Saturday, August 22, 2009

Day fifteen: Icarus 2.0

One of my favorites. I can't get over how endearing the whole thing was (definitely not to be confused with cutesy). I say endearing mostly because the guy playing the child was so convincing as a young boy, even though he's probably twenty-four. And also because the relationship between the boy and the father was sweet and needy, and entirely convincing.

The story, as you might have guessed, is inspired by the Greek myth about Icarus: his father makes him wax wings, but he flies too close to the sun (can't not think about Buster when I say that), so they melt and he falls into the sea. In Icarus 2.0, a father and son, Icarus, live in a flat in London. The father never leaves, and Icarus only leaves to get food for them. The father has been working on training the boy to fly, since the day he left his wife and took the child with him. I'm not sure what age the boy is supposed to be, but they make it evident that he is more dependent on his father than he should be.

I said the story is endearing, but I don't necessarily mean that it is light-hearted. They employ a lot of symbolism that nods to the myth, but fits into the modern day. For example, the father keeps listening to recordings of pilots communicating with ground control. As the project to get Icarus to fly seems less and less possible, the father begins to realize his mistake in keeping Icarus from the real world as he grows up. Simultaneously, the recordings he listens to become more frightening. Finally, after the father tricks Icarus into leaving (for his own good), the recording is of the final minute of a plane crash.
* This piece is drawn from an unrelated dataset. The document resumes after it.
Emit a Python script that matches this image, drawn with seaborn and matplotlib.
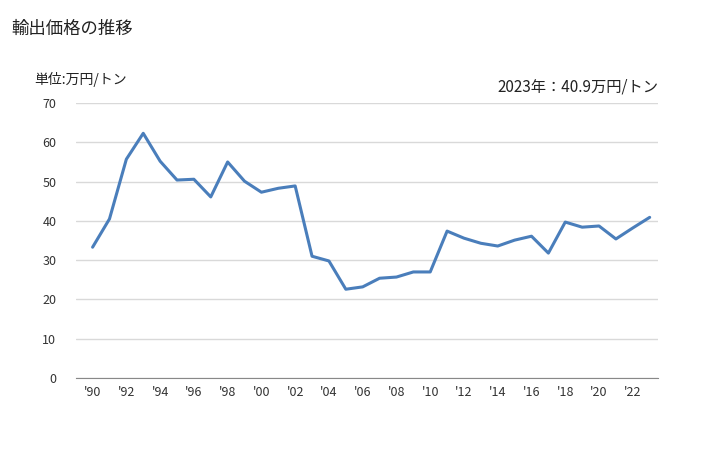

And in Icarus 2.0, the father had set up a large ball of string attached to a table in the flat, so Icarus could carry the end of the string whenever he went out to get food, and then find his way back without trouble. And something I just read (thanks Wikipedia) about the myth of Icarus is that his father, Daedalus, was the one who gave Theseus the string to help him find his way back out of the labyrinth (in the myth about killing the minotaur). Clever reference!

Anyway, I enjoyed it the whole time, which makes it a solid show, in my opinion.